Let’s compile our MLIR code.
engine.add(mlir_text, passes)
['tensor_sum']
Let’s try out our compiled function.
# grab our callable
tensor_sum = engine.tensor_sum
# generate inputs
a = np.arange(30, dtype=np.float32).reshape([2,3,5])
# generate output
result = tensor_sum(a)
result
435.0
Let’s verify that our function works as expected.
result == a.sum()
True
The examples up to this point make it so that we now know how to perform element-wise operations and reduction operations (e.g. summation).

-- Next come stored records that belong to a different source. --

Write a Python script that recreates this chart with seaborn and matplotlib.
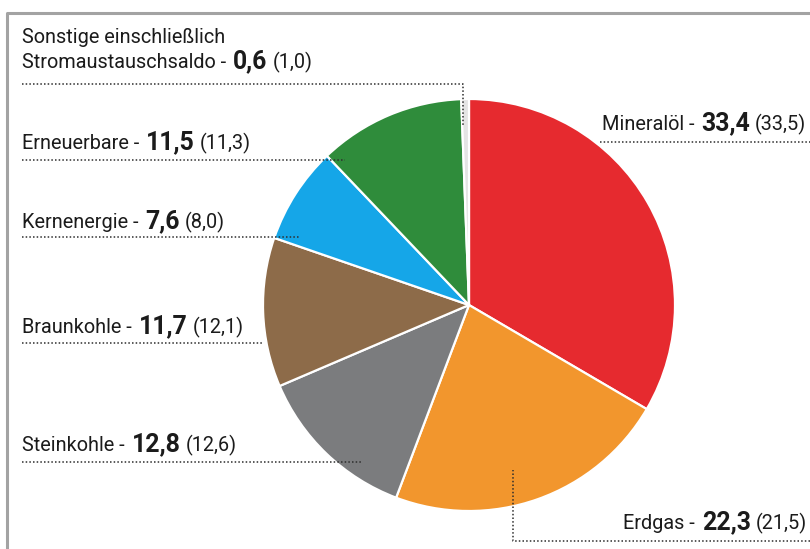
import matplotlib
matplotlib.use("Agg")
import matplotlib.pyplot as plt
import seaborn as sns

# ---- data ----
categories = ["Mineralöl", "Erdgas", "Steinkohle", "Braunkohle",
              "Kernenergie", "Erneuerbare",
              "Sonstige einschließlich\nStromaustauschsaldo"]
values = [33.4, 22.3, 12.8, 11.7, 7.6, 11.5, 0.6]
previous = [33.5, 21.5, 12.6, 12.1, 8.0, 11.3, 1.0]
colors_hex = ["#e62a2f", "#f2962d", "#7b7c7e", "#8d6b49",
              "#15a6e8", "#2f8c3b", "#e4e4e4"]

# ---- layout (pixel coords, y downwards) ----
label_pos = {  # left x, baseline y of last line
    "Mineralöl": (602, 130),
    "Erdgas": (623, 529),
    "Steinkohle": (22, 451),
    "Braunkohle": (22, 333),
    "Kernenergie": (22, 228),
    "Erneuerbare": (22, 149),
    "Sonstige einschließlich\nStromaustauschsaldo": (22, 68),
}
leaders = {
    "Mineralöl": [(600, 142), (810, 142)],
    "Erdgas": [(810, 541), (513, 541), (513, 470)],
    "Steinkohle": [(22, 462), (363, 462)],
    "Braunkohle": [(22, 343), (262, 343)],
    "Kernenergie": [(22, 237), (300, 237)],
    "Erneuerbare": [(22, 160), (345, 160)],
    "Sonstige einschließlich\nStromaustauschsaldo": [(22, 84), (463, 84), (463, 125)],
}

sns.set_theme(style="white")
plt.rcParams["font.family"] = ["Roboto", "DejaVu Sans"]
palette = sns.color_palette(colors_hex)

W, H = 810, 549
fig = plt.figure(figsize=(W / 100, H / 100), dpi=100)
fig.patch.set_facecolor("white")
ax = fig.add_axes([0, 0, 1, 1])

ax.pie(values, colors=palette, startangle=-90, counterclock=True,
       center=(469, 305), radius=206, frame=True,
       wedgeprops=dict(edgecolor="white", linewidth=1.6))
ax.set_xlim(0, W)
ax.set_ylim(H, 0)
ax.set_aspect("equal")
ax.axis("off")

# frame
ax.plot([7, 7, W + 5], [H + 5, 13, 13], color="#a3a3a3", lw=2.2,
        solid_capstyle="butt", zorder=1, clip_on=False)

# leader lines
for name in categories:
    xs = [p[0] for p in leaders[name]]
    ys = [p[1] for p in leaders[name]]
    ax.plot(xs, ys, color="#2e2e2e", lw=1.1, linestyle=(0, (1, 1.4)),
            zorder=5, clip_on=False)

txtcol = "#1b1b1b"
fig.canvas.draw()
renderer = fig.canvas.get_renderer()

# fit the base font size to the reference width of the first text line
probe = ax.text(0, 0, "Sonstige einschließlich", fontsize=14)
pw = probe.get_window_extent(renderer).width
probe.remove()
base = 14 * 205.0 / pw


def fmt(v):
    return f"{v:.1f}".replace(".", ",")


for name, v, p in zip(categories, values, previous):
    x0, yb = label_pos[name]
    lines = name.split("\n")
    for i, ln in enumerate(lines[:-1]):
        ax.text(x0, yb - 25 * (len(lines) - 1 - i), ln, fontsize=base,
                color=txtcol, va="baseline", ha="left")
    pieces = [(lines[-1] + " -", "normal", base, 7),
              (fmt(v), "bold", base * 1.25, 5),
              ("(" + fmt(p) + ")", "normal", base, 0)]
    x = x0
    for txt, wt, fs, gap in pieces:
        t = ax.text(x, yb, txt, fontsize=fs, fontweight=wt, color=txtcol,
                    va="baseline", ha="left", clip_on=False)
        bb = t.get_window_extent(renderer)
        x = bb.x1 + gap

fig.savefig("out.png", dpi=100, facecolor="white")
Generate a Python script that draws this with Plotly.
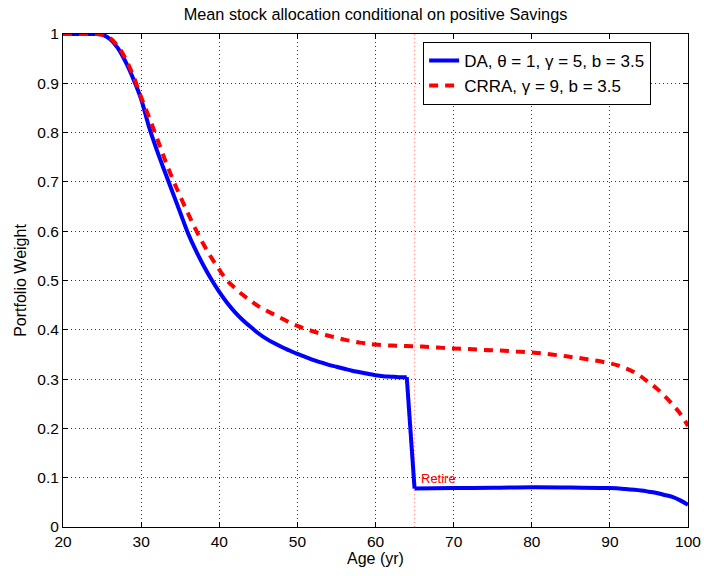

With this knowledge, it’s fairly straightforward to implement matrix multiplication and dot product calculation. We’ll leave this as an exercise for the reader. If help is needed, it’s useful to know that matrix multiplication and dot product calculation have already been directly implemented in the linalg dialect:
One useful skill worth practicing is seeing how these linalg operations lower to see what’s going on and comparing those to how we might’ve implemented things. The MLIR explorer can come in handy for this purpose.